If the informal procedure does not resolve the matter, or is not appropriate,  a formal allegation can be made.

Formal allegations are made in writing, addressed to Multiverse’s Apprentice Support Team (apprenticesupport@multiverse.io) and  include:

  1. The apprentices personal details
  2. An outline of the allegation (including dates, times and places).
  3. Details of the person conducting the alleged behaviour.
  4. Details of any witnesses.
  5. Details of any informal attempts which have been taken to resolve  the situation and the outcome(s).

If the Apprentice Support Team receives allegations from apprentices about members of staff they must immediately pass them to People Operations.


Apprentices who want information about their concerns to be kept confidential  must make this clear to the person they speak to, including their employer. Apprentices must be aware that in some circumstances it may not be possible  for the information to remain confidential, for example where a criminal  offence has been disclosed and investigation by a third party requires  disclosure of information.

Apprentices must be aware that their request for confidentiality may make it  difficult to investigate and resolve the issues.

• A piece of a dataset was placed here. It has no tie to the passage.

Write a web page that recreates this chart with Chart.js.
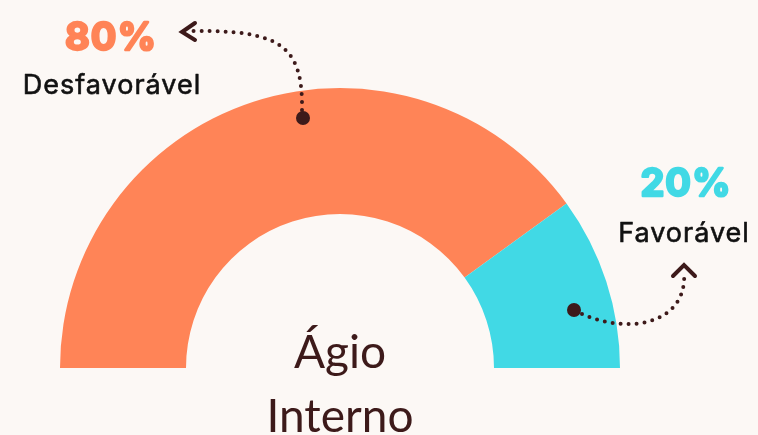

It is possible for an apprentice to report concerns about or on behalf of another  apprentice. The same considerations apply as to protecting the identity of the  source of the information, while this can be requested, it must be understood that this may impede investigation and resolution.

Reporting and monitoring of apprentice cases

The Apprentice Support Team will share statistical information relating  to apprentice bullying and/or harassment cases on an annual basis to the Senior Leadership Team. It shall be  the responsibility of the Senior Leadership Team to monitor the data and make  recommendations as appropriate.